▶ **WRITTEN REQUEST**
Only the lines from the start of the data below through the line that contains "const yTicks = [2, 3, 4, 5, 6, 7];" are to be copied, exactly and without pictures.

▶ **SUPPLIED DATA**
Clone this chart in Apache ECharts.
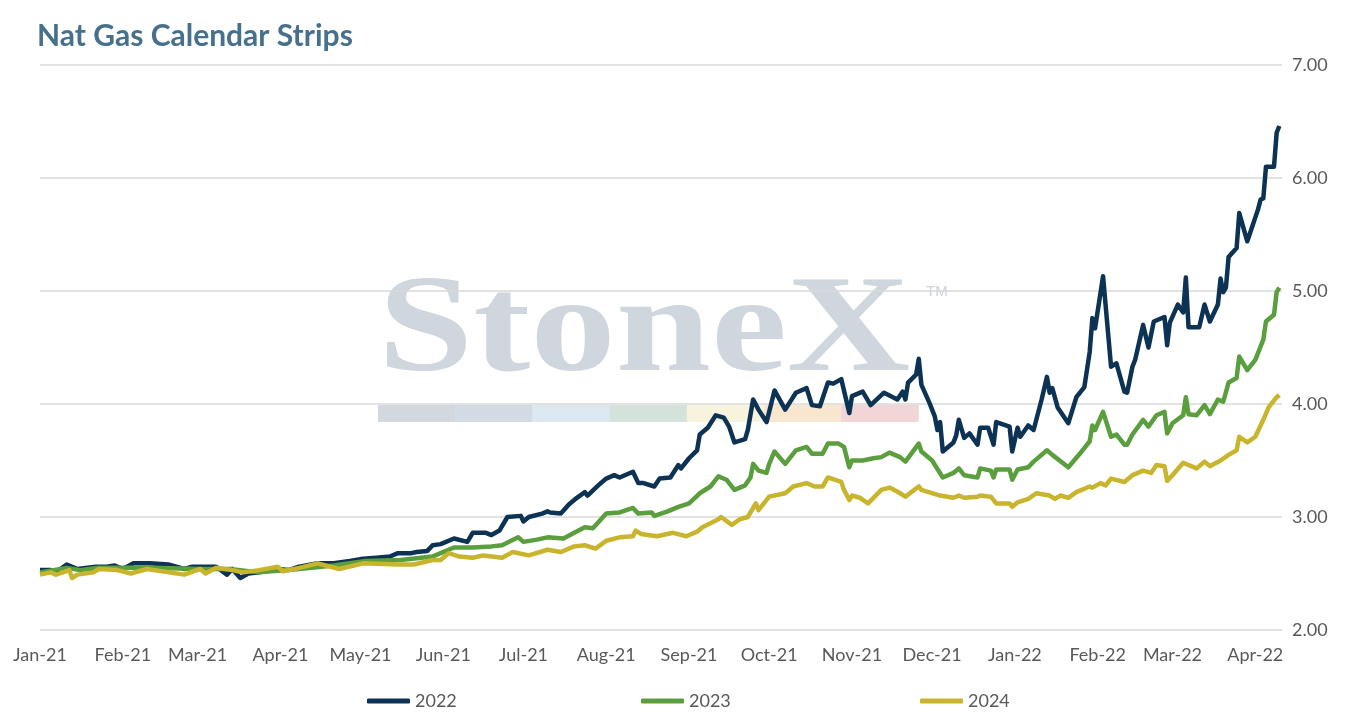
<!DOCTYPE html>
<html>
<head>
<meta charset="utf-8">
<script src="https://cdn.jsdelivr.net/npm/echarts@6/dist/echarts.min.js"></script>
<style>
html,body{margin:0;padding:0;background:#fff;}
#chart{width:1351px;height:720px;}
</style>
</head>
<body>
<div id="chart"></div>
<script>
// ---- data ----
const seriesNames = ['2022', '2023', '2024'];
const yTicks = [2, 3, 4, 5, 6, 7];

const dates2022 = ['2021-01-01','2021-01-05','2021-01-07','2021-01-11','2021-01-15','2021-01-22','2021-01-26','2021-01-29','2021-02-01','2021-02-05','2021-02-11','2021-02-18','2021-02-24','2021-02-27','2021-03-03','2021-03-08','2021-03-12','2021-03-14','2021-03-17','2021-03-20','2021-03-24','2021-03-31','2021-04-04','2021-04-08','2021-04-15','2021-04-21','2021-04-27','2021-05-02','2021-05-07','2021-05-12','2021-05-15','2021-05-20','2021-05-22','2021-05-26','2021-05-28','2021-05-31','2021-06-05','2021-06-10','2021-06-12','2021-06-17','2021-06-19','2021-06-22','2021-06-25','2021-06-30','2021-07-01','2021-07-03','2021-07-08','2021-07-10','2021-07-11','2021-07-15','2021-07-18','2021-07-21','2021-07-24','2021-07-25','2021-07-29','2021-08-01','2021-08-04','2021-08-06','2021-08-11','2021-08-13','2021-08-15','2021-08-19','2021-08-21','2021-08-25','2021-08-28','2021-08-29','2021-09-01','2021-09-04','2021-09-05','2021-09-08','2021-09-11','2021-09-14','2021-09-16','2021-09-18','2021-09-22','2021-09-23','2021-09-25','2021-09-27','2021-09-30','2021-10-01','2021-10-03','2021-10-07','2021-10-11','2021-10-15','2021-10-17','2021-10-20','2021-10-23','2021-10-25','2021-10-28','2021-10-31','2021-11-01','2021-11-05','2021-11-08','2021-11-13','2021-11-18','2021-11-20','2021-11-21','2021-11-22','2021-11-25','2021-11-26','2021-11-27','2021-11-30','2021-12-02','2021-12-03','2021-12-04','2021-12-05','2021-12-09','2021-12-10','2021-12-11','2021-12-13','2021-12-15','2021-12-18','2021-12-19','2021-12-22','2021-12-24','2021-12-25','2021-12-30','2021-12-31','2022-01-02','2022-01-03','2022-01-06','2022-01-08','2022-01-11','2022-01-13','2022-01-14','2022-01-15','2022-01-17','2022-01-21','2022-01-24','2022-01-27','2022-01-29','2022-01-30','2022-01-31','2022-02-03','2022-02-06','2022-02-08','2022-02-11','2022-02-12','2022-02-14','2022-02-15','2022-02-18','2022-02-20','2022-02-22','2022-02-26','2022-02-27','2022-02-28','2022-03-03','2022-03-05','2022-03-06','2022-03-07','2022-03-11','2022-03-13','2022-03-15','2022-03-18','2022-03-19','2022-03-20','2022-03-21','2022-03-22','2022-03-25','2022-03-26','2022-03-29','2022-04-02','2022-04-03','2022-04-04','2022-04-05','2022-04-08','2022-04-09','2022-04-10'];
const values2022 = [2.53,2.53,2.51,2.58,2.54,2.56,2.56,2.57,2.54,2.59,2.59,2.58,2.54,2.56,2.56,2.56,2.49,2.54,2.46,2.50,2.51,2.54,2.53,2.56,2.59,2.59,2.61,2.63,2.64,2.65,2.68,2.68,2.69,2.70,2.75,2.76,2.81,2.78,2.86,2.86,2.84,2.88,3.00,3.01,2.96,3.00,3.03,3.05,3.04,3.03,3.11,3.17,3.22,3.19,3.28,3.34,3.37,3.35,3.40,3.30,3.30,3.27,3.34,3.35,3.46,3.43,3.52,3.59,3.73,3.79,3.90,3.88,3.80,3.66,3.69,3.77,4.04,3.95,3.84,3.93,4.12,3.95,4.10,4.14,3.99,3.98,4.19,4.18,4.22,3.92,4.07,4.11,3.99,4.10,4.04,4.11,4.04,4.19,4.26,4.40,4.17,4.01,3.89,3.77,3.84,3.58,3.66,3.72,3.86,3.70,3.74,3.64,3.79,3.79,3.64,3.84,3.80,3.58,3.79,3.71,3.81,3.77,4.04,4.24,4.10,4.14,3.97,3.83,4.06,4.15,4.46,4.76,4.67,5.13,4.33,4.36,4.11,4.10,4.33,4.39,4.70,4.50,4.73,4.77,4.52,4.72,4.88,4.81,5.12,4.68,4.68,4.88,4.73,4.88,5.11,4.99,5.03,5.30,5.38,5.69,5.44,5.72,5.81,5.82,6.10,6.10,6.40,6.46];

const dates2023 = ['2021-01-01','2021-01-11','2021-01-16','2021-01-23','2021-02-11','2021-03-02','2021-03-13','2021-03-24','2021-04-08','2021-04-21','2021-05-03','2021-05-16','2021-05-28','2021-05-31','2021-06-05','2021-06-12','2021-06-19','2021-06-23','2021-06-29','2021-07-01','2021-07-06','2021-07-10','2021-07-16','2021-07-20','2021-07-24','2021-07-27','2021-08-01','2021-08-06','2021-08-11','2021-08-13','2021-08-18','2021-08-19','2021-08-24','2021-08-28','2021-09-01','2021-09-05','2021-09-09','2021-09-12','2021-09-15','2021-09-18','2021-09-22','2021-09-24','2021-09-25','2021-09-27','2021-09-30','2021-10-01','2021-10-03','2021-10-07','2021-10-11','2021-10-15','2021-10-17','2021-10-21','2021-10-23','2021-10-27','2021-10-29','2021-10-31','2021-11-01','2021-11-05','2021-11-09','2021-11-12','2021-11-15','2021-11-19','2021-11-21','2021-11-26','2021-11-27','2021-12-01','2021-12-05','2021-12-09','2021-12-11','2021-12-13','2021-12-18','2021-12-19','2021-12-23','2021-12-24','2021-12-25','2021-12-30','2021-12-31','2022-01-02','2022-01-06','2022-01-08','2022-01-13','2022-01-15','2022-01-21','2022-01-26','2022-01-29','2022-01-30','2022-01-31','2022-02-03','2022-02-06','2022-02-08','2022-02-11','2022-02-12','2022-02-14','2022-02-18','2022-02-20','2022-02-23','2022-02-26','2022-02-27','2022-03-01','2022-03-05','2022-03-06','2022-03-07','2022-03-10','2022-03-13','2022-03-15','2022-03-18','2022-03-20','2022-03-22','2022-03-25','2022-03-26','2022-03-29','2022-04-01','2022-04-04','2022-04-05','2022-04-08','2022-04-09','2022-04-10'];
const values2023 = [2.51,2.55,2.53,2.55,2.55,2.54,2.54,2.51,2.54,2.57,2.61,2.62,2.65,2.68,2.73,2.73,2.74,2.75,2.82,2.78,2.80,2.82,2.81,2.86,2.91,2.90,3.03,3.04,3.08,3.03,3.04,3.01,3.05,3.09,3.12,3.21,3.27,3.36,3.33,3.24,3.28,3.35,3.47,3.41,3.39,3.47,3.58,3.47,3.59,3.62,3.56,3.56,3.65,3.65,3.62,3.44,3.50,3.50,3.52,3.53,3.57,3.53,3.49,3.65,3.58,3.50,3.35,3.39,3.43,3.37,3.35,3.43,3.41,3.35,3.42,3.42,3.33,3.42,3.44,3.49,3.59,3.55,3.44,3.58,3.67,3.81,3.77,3.93,3.71,3.73,3.64,3.64,3.73,3.86,3.80,3.90,3.93,3.74,3.83,3.90,4.06,3.91,3.90,3.99,3.91,4.04,4.02,4.19,4.23,4.42,4.30,4.39,4.57,4.73,4.79,4.99,5.03];

const dates2024 = ['2021-01-01','2021-01-05','2021-01-07','2021-01-12','2021-01-13','2021-01-15','2021-01-21','2021-01-23','2021-01-30','2021-02-04','2021-02-10','2021-02-24','2021-03-02','2021-03-04','2021-03-08','2021-03-14','2021-03-18','2021-03-24','2021-03-31','2021-04-02','2021-04-08','2021-04-15','2021-04-23','2021-05-02','2021-05-15','2021-05-21','2021-05-28','2021-05-31','2021-06-03','2021-06-07','2021-06-12','2021-06-16','2021-06-23','2021-06-27','2021-07-03','2021-07-10','2021-07-15','2021-07-20','2021-07-24','2021-07-28','2021-08-01','2021-08-06','2021-08-11','2021-08-12','2021-08-14','2021-08-20','2021-08-26','2021-08-31','2021-09-04','2021-09-06','2021-09-12','2021-09-13','2021-09-17','2021-09-20','2021-09-23','2021-09-26','2021-09-27','2021-10-01','2021-10-03','2021-10-07','2021-10-10','2021-10-15','2021-10-18','2021-10-21','2021-10-23','2021-10-28','2021-10-29','2021-10-31','2021-11-01','2021-11-04','2021-11-07','2021-11-12','2021-11-15','2021-11-16','2021-11-19','2021-11-21','2021-11-26','2021-11-27','2021-12-04','2021-12-09','2021-12-11','2021-12-13','2021-12-18','2021-12-19','2021-12-23','2021-12-25','2021-12-30','2021-12-31','2022-01-02','2022-01-06','2022-01-09','2022-01-14','2022-01-16','2022-01-18','2022-01-21','2022-01-24','2022-01-29','2022-01-30','2022-02-02','2022-02-04','2022-02-06','2022-02-11','2022-02-14','2022-02-18','2022-02-21','2022-02-23','2022-02-26','2022-02-27','2022-03-01','2022-03-05','2022-03-10','2022-03-13','2022-03-15','2022-03-19','2022-03-22','2022-03-25','2022-03-26','2022-03-29','2022-04-01','2022-04-04','2022-04-06','2022-04-09','2022-04-10'];
const values2024 = [2.49,2.51,2.49,2.53,2.46,2.49,2.51,2.54,2.53,2.50,2.54,2.49,2.54,2.50,2.55,2.53,2.51,2.53,2.56,2.52,2.55,2.59,2.54,2.59,2.58,2.58,2.62,2.62,2.68,2.65,2.64,2.66,2.64,2.69,2.66,2.71,2.69,2.74,2.75,2.72,2.79,2.82,2.83,2.88,2.85,2.83,2.86,2.83,2.87,2.91,2.98,3.00,2.93,2.98,3.00,3.12,3.06,3.18,3.19,3.21,3.27,3.30,3.27,3.27,3.35,3.31,3.24,3.15,3.19,3.17,3.12,3.24,3.26,3.25,3.21,3.18,3.27,3.24,3.19,3.17,3.19,3.17,3.18,3.19,3.18,3.12,3.12,3.09,3.13,3.16,3.21,3.19,3.16,3.19,3.17,3.22,3.27,3.26,3.30,3.28,3.34,3.31,3.37,3.41,3.39,3.46,3.45,3.32,3.37,3.48,3.43,3.49,3.45,3.50,3.55,3.59,3.71,3.66,3.71,3.86,3.97,4.06,4.08];

const monthNames = ['Jan','Feb','Mar','Apr','May','Jun','Jul','Aug','Sep','Oct','Nov','Dec'];
const axisStart = '2021-01-01';
const axisEnd = '2022-04-11';

// daily category axis
const categories = [];
(function(){
  let t = Date.parse(axisStart + 'T00:00:00Z');
  const end = Date.parse(axisEnd + 'T00:00:00Z');
  while (t <= end) { categories.push(new Date(t).toISOString().slice(0,10)); t += 86400000; }
})();

function pairs(d, v){ return d.map((x,i)=>[x, v[i]]); }

const FONT = 'Lato, "Open Sans", sans-serif';
const colors = ['#0c3353', '#5a9e3e', '#c8b52d'];
const stripColors = ['#d3d8de','#d1dae5','#dce8f2','#d3e2da','#f7f3dd','#f8e6cf','#f1d5d7'];

const chart = echarts.init(document.getElementById('chart'), null, {renderer:'canvas'});

const graphics = [
  {type:'text', x:378, y:334, scaleX:1.24, z:0, silent:true,
   style:{text:'StoneX', fontFamily:'"Liberation Serif", "DejaVu Serif", serif', fontWeight:'bold', fontSize:138, fill:'#cfd6de', verticalAlign:'middle', align:'left'}},
  {type:'text', x:926, y:292, z:0, silent:true,
   style:{text:'TM', fontFamily:'"Liberation Sans", sans-serif', fontSize:15, fill:'#cbd3dc', verticalAlign:'middle', align:'left'}}
];
stripColors.forEach((c,i)=>{
  graphics.push({type:'rect', z:0, silent:true, shape:{x:378 + i*77.2, y:405, width:77.6, height:17}, style:{fill:c}});
});

const legends = seriesNames.map((n,i)=>({
  data:[n], left:[362, 636, 915][i], top:687, icon:'roundRect', itemWidth:43, itemHeight:5,
  textStyle:{fontFamily:FONT, fontSize:18, color:'#595959'}, itemStyle:{borderWidth:0}
}));

chart.setOption({
  animation:false,
  color: colors,
  title:{text:'Nat Gas Calendar Strips', left:32, top:16,
    textStyle:{fontFamily:FONT, fontWeight:'bold', fontSize:30, color:'#46708c'}},
  legend: legends,
  grid:{left:40, right:69, top:65, bottom:90, containLabel:false},
  graphic: graphics,
  xAxis:{
    type:'category', data:categories, boundaryGap:false,
    axisLine:{show:false}, axisTick:{show:false}, splitLine:{show:false},
    axisLabel:{
      interval:(idx, val)=> val.slice(8) === '01',
      formatter:(val)=> monthNames[parseInt(val.slice(5,7),10)-1] + '-' + val.slice(2,4),
      fontFamily:FONT, fontSize:18, color:'#595959', margin:16
    }
  },
  yAxis:{
    type:'value', position:'right', min:yTicks[0], max:yTicks[yTicks.length-1], interval:1,
    axisLine:{show:false}, axisTick:{show:false},
    splitLine:{lineStyle:{color:'#d9d9d9', width:1.6}},
    axisLabel:{formatter:(v)=>v.toFixed(2), fontFamily:FONT, fontSize:18, color:'#595959', margin:10}
  },
  series:[
    {name:'2022', type:'line', data:pairs(dates2022, values2022), showSymbol:false, symbol:'none', z:3, lineStyle:{width:4.5, color:colors[0], join:'round'}},
    {name:'2023', type:'line', data:pairs(dates2023, values2023), showSymbol:false, symbol:'none', z:3, lineStyle:{width:4.5, color:colors[1], join:'round'}},
    {name:'2024', type:'line', data:pairs(dates2024, values2024), showSymbol:false, symbol:'none', z:3, lineStyle:{width:4.5, color:colors[2], join:'round'}}
  ]
});
</script>
</body>
</html>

▶ **EXERCISE ANSWER**
Clone this chart in Apache ECharts.
<!DOCTYPE html>
<html>
<head>
<meta charset="utf-8">
<script src="https://cdn.jsdelivr.net/npm/echarts@6/dist/echarts.min.js"></script>
<style>
html,body{margin:0;padding:0;background:#fff;}
#chart{width:1351px;height:720px;}
</style>
</head>
<body>
<div id="chart"></div>
<script>
// ---- data ----
const seriesNames = ['2022', '2023', '2024'];
const yTicks = [2, 3, 4, 5, 6, 7];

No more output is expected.